Reliance on gross sales prices appears to be the “biggest factor” in explaining away the disparities in the gas prices that were reported to shareholders, the SEC and the MMS, Leggette said.

“I have no idea how he derived” the $700 million shortfall in royalty collections in 2005, Leggette noted. He said he suspected that the newspaper failed to take into account the royalties that were lost in 2005 due to the gas production that was shut in following Hurricanes Katrina and Rita. The latest Interior statistics show that 585 Bcf has been cumulatively offline since September. At an average gas sales price of $5.62/Mcf on federal leases in 2005 and a typical royalty rate of 16% in the Gulf of Mexico, this would mean that more than $500 million in royalties were lost in 2005, he said. “That could be a big part of the $700 million there.”

In addition, Leggette questioned whether the Times reporter allowed for royalty in-kind (RIK) payments, whereby producers pay the royalties owed to the federal government with natural gas, not money. The federal government then turns around and sells the gas. In fiscal year 2005, Interior estimated that it sold 183.9 MMBtu of RIK gas received from producers at an average price of $6.88/Mcf, taking in a total of $1.27 billion, the agency said.

“It’s not clear what he [the reporter] did with royalties taken in kind. It [the article] is very poorly explained. It looks as if there are a lot of things that could easily explain [away]” the alleged $700 million royalty shortfall, Leggette said.

He noted that the royalty relief approved by Congress also could be contributing to the reduced royalty collections. He said a number of projects in the Gulf are not paying any royalties in the deepwater. “Some of that is pretty substantial.” Moreover, a lot of gas production is coming out of Wyoming at the Opal Hub — where gas prices are $1 or more below those at the Henry Hub or the Katy Hub — that results in fewer royalties.

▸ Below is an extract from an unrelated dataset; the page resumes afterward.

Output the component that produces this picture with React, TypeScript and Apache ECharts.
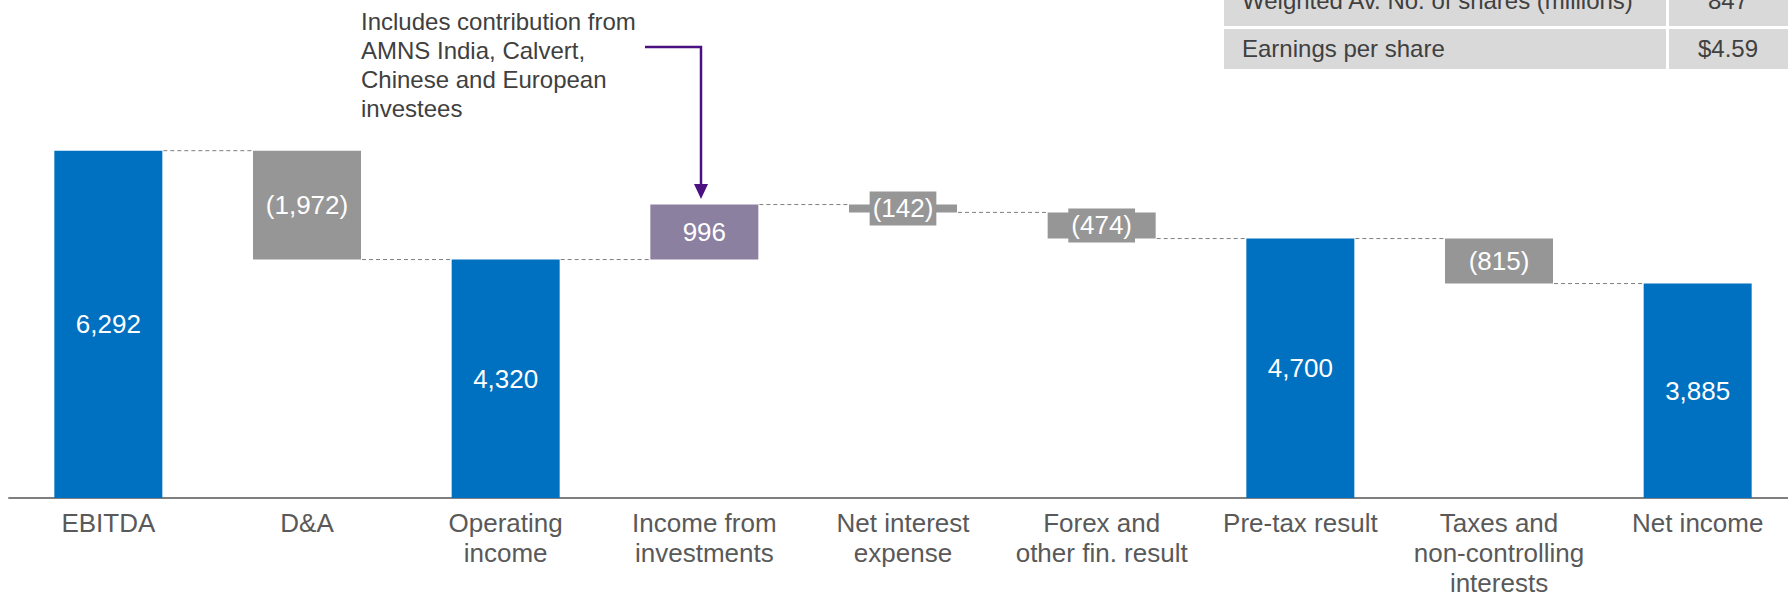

An Interior source believes that the lag (typically two months) in reporting production volumes to the MMS may partly explain why producers did not report higher sales prices to MMS in 2005. He noted that much of the run-up in gas prices occurred in October and November 2005, following the twin hurricanes in the Gulf of Mexico. As a result of the reporting lag, he expects higher gas prices to be reflected in reports filed in 2006.